In the past, the media and public have been kept out of the proceedings, having to rely on conferees coming out to take a break to find out what is going on inside.  But this year, KET cameras are being allowed inside, and a feed is being made available on the screens in another committee room, as well as online, at least for the opening session.

Lawmakers begin examining the spending plans from the two chambers to try and iron out differences. (Kentucky Today/Tom Latek)


In opening remarks, House Speaker Pro Tem David Osborne thanked Legislative Research Committee staff for their work on putting together the budget, and side-by-side documents to compare the versions approved by the two chambers.


“You have put together a product that is very conscious of taxpayer dollars,” he said.  “We are committed to finding a compromise to this that will be a good plan for the taxpayers.”


House Minority Whip Rocky Adkins, D-Sandy Hook, told reporters during a break that there are significant differences between the two versions.


“Dealing with public education is one of those,” Adkins said.  “Health insurance for active teachers was eliminated from the Senate budget.  (The) 6.25 percent cuts to higher education were reinstated by the Senate.  Public education overall is a top priority without question.  Removal of almost a billion dollars from teacher retirement to other retirement funds is pretty significant.”


Senate President Robert Stivers, R-Manchester, says although Republicans have a majority in both chambers, “There really is no difference than past budget negotiations, it’s just earlier.” 


Stivers said working with the committee is a “more relaxed atmosphere.
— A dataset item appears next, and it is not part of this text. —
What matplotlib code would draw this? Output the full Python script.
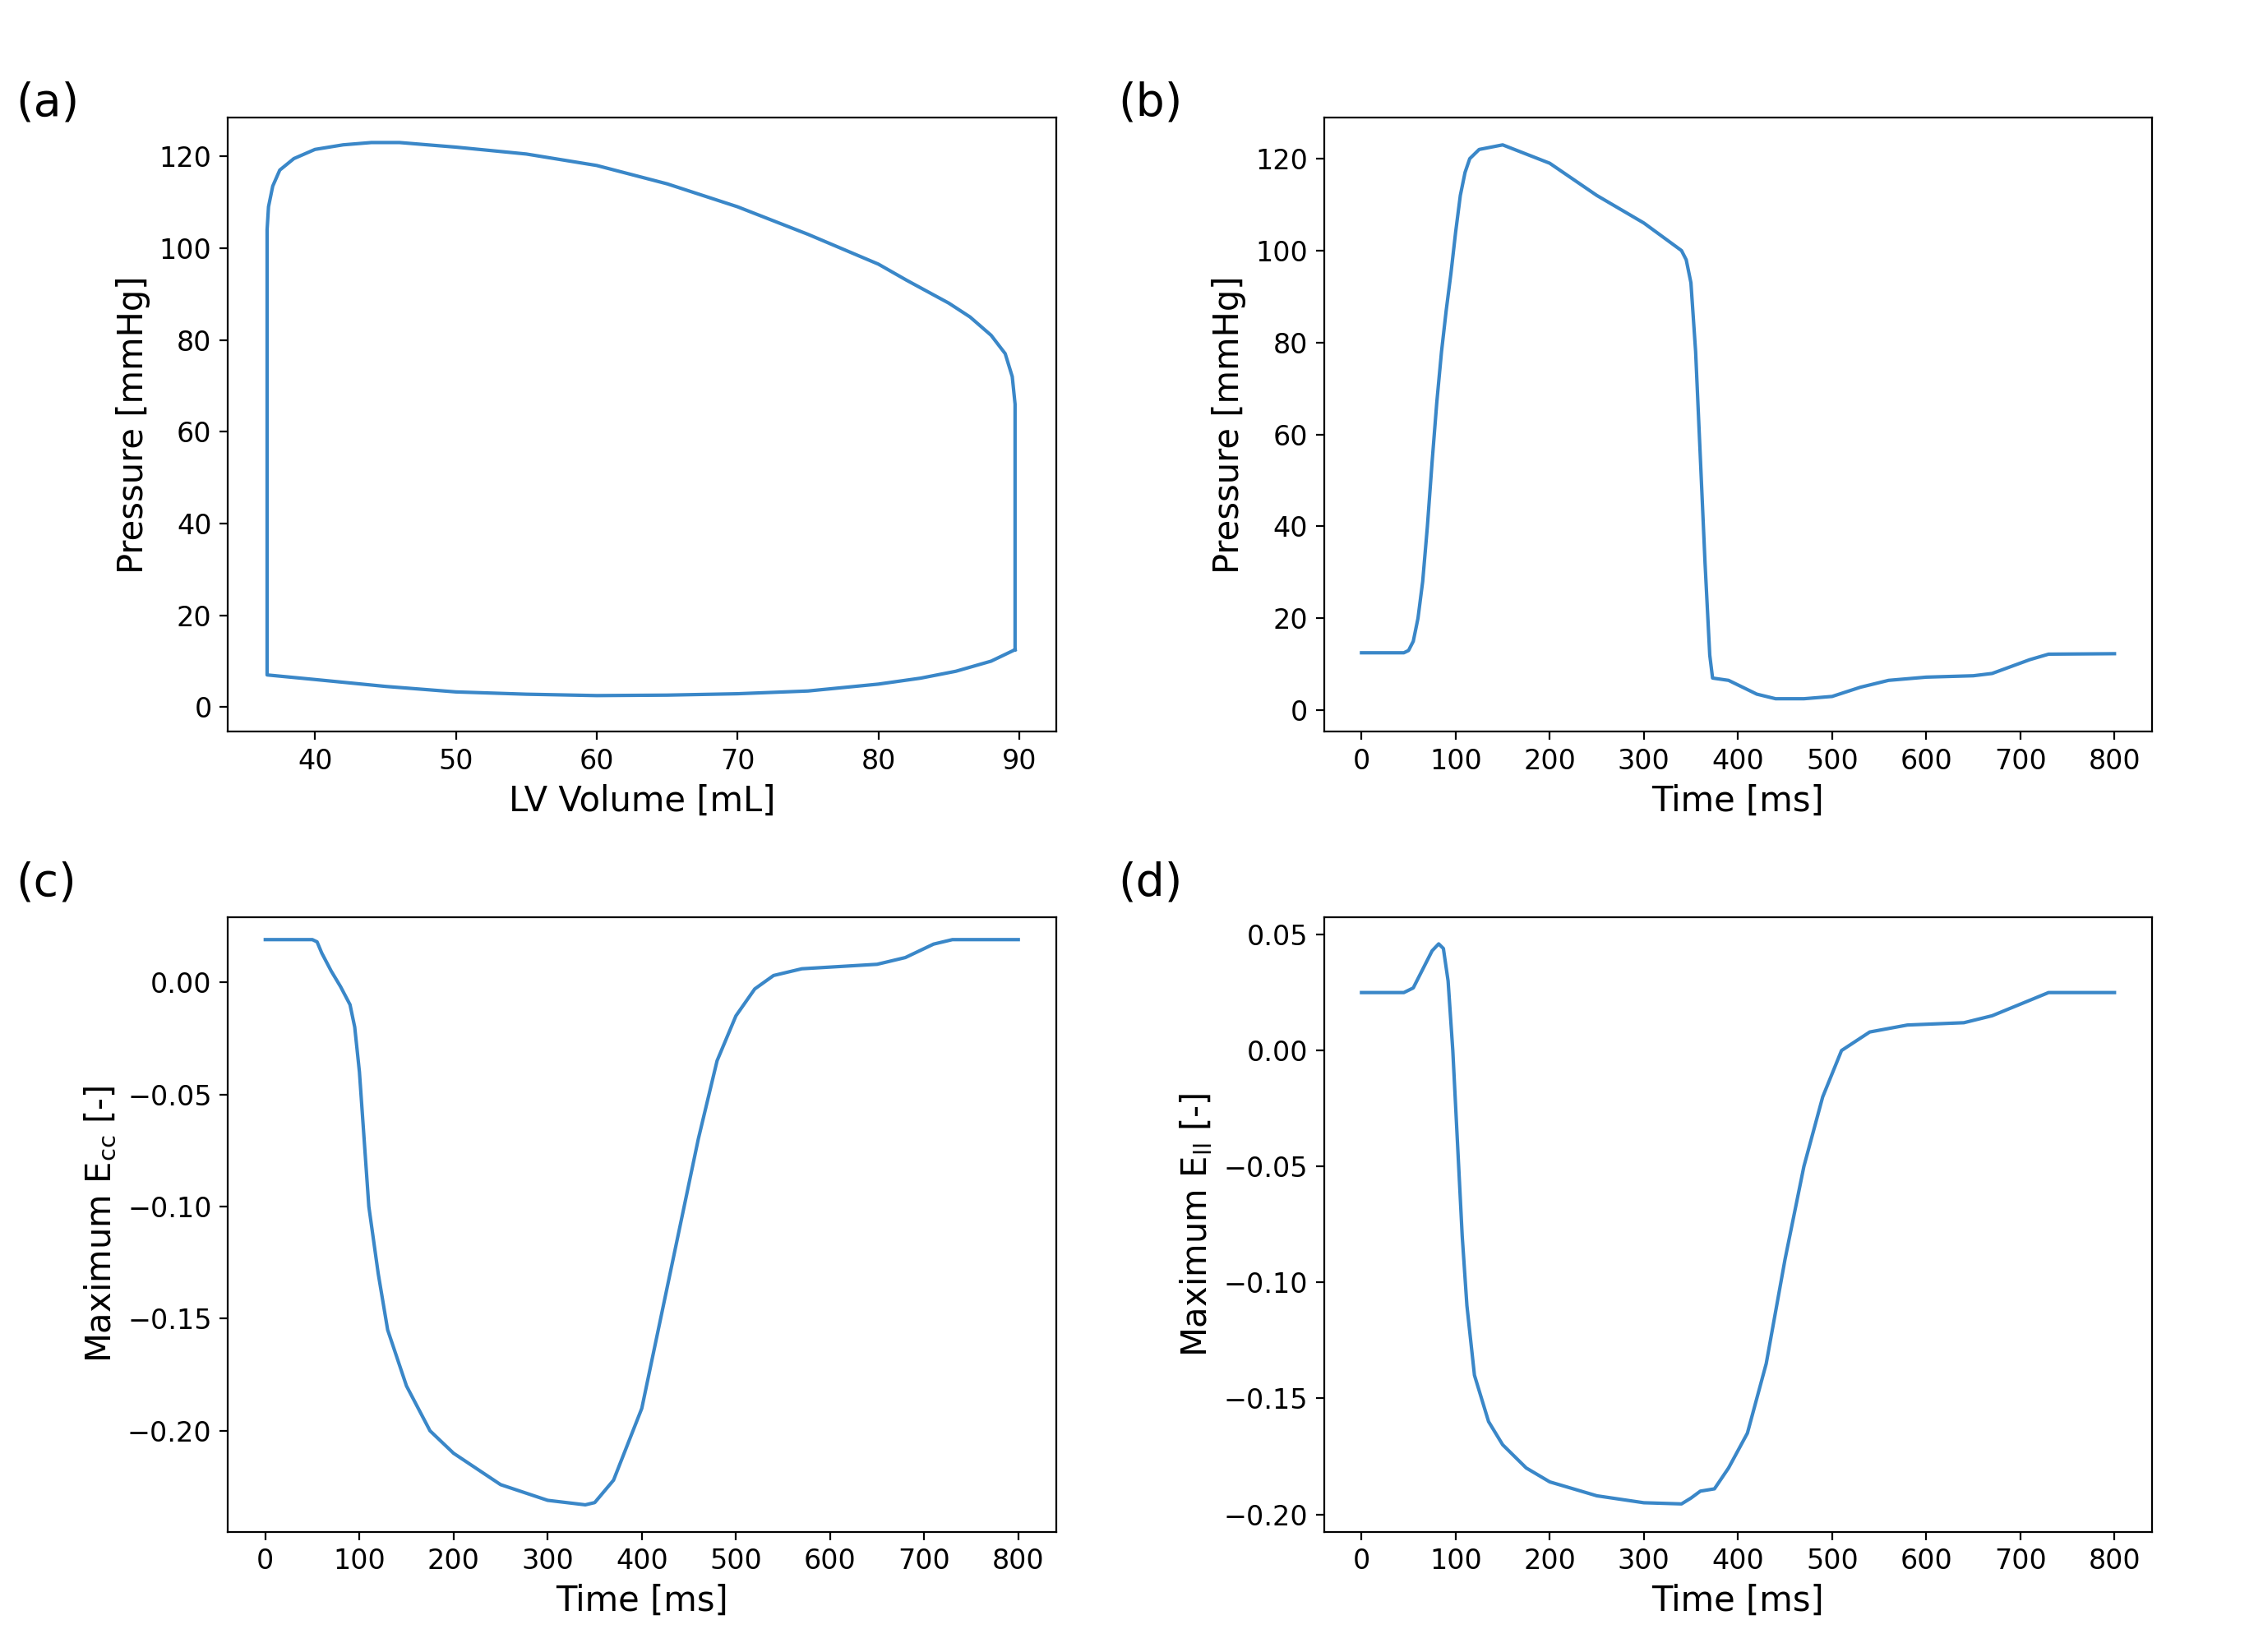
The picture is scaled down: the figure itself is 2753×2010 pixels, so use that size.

When you’re dealing with a multi-billion-dollar budget, you’re subject to make mistakes, just because of the volume and complexity.  When you do it late, you’re tired and you’re pressed for time, you’re more likely to make mistakes.”


Conference Committee members from the Senate are Republicans Christian McDaniel, who is serving as Chairman of the Senate delegation, President Robert Stivers, Majority Leader Damon Thayer, President Pro Tem Jimmy Higdon, Majority Whip Mike Wilson, Majority Caucus Chairman Dan Seum, and David Givens.  For the Democrats, Minority Leader Ray Jones, Minority Whip Dennis Parrett and Minority Caucus Chairman Dorsey Ridley are on the panel.


The House delegation includes Republicans Steven Rudy, who chairs the House delegation, Osborne, Majority Leader Johnathan Shell, Majority Caucus Chair David Meade, Majority Whip Kevin Bratcher, John Carney, and James Tipton.  Democratic House members are Adkins, Minority Caucus Chair Dennis Keene and Minority Whip Wilson Stone.  Osborne, who named the House members, said Rep. Sal Santoro will replace Tipton on the revenue bill.


Since all 20 members are white men, that drew some negative response, including Rep. Attica Scott, D-Louisville, who took exception to the lack of diversity on the panel on Twitter.


“We’ve just had three conference committees appointed that have NOOOO women serving to add to the debates.  You’re dreaming if you think that invisibility and sexism do not exist in Government and politics.”


The full General Assembly reconvenes on Tuesday for two days, primarily for concurrence votes.  They will then take a 10-day recess, before returning to Frankfort for two days beginning April 1, to consider voting to override any vetoes by Gov. Matt Bevin.  Thus far this session, he has not vetoed any legislation.


They finished in late afternoon and will return at 10 a.m. Monday to continue work.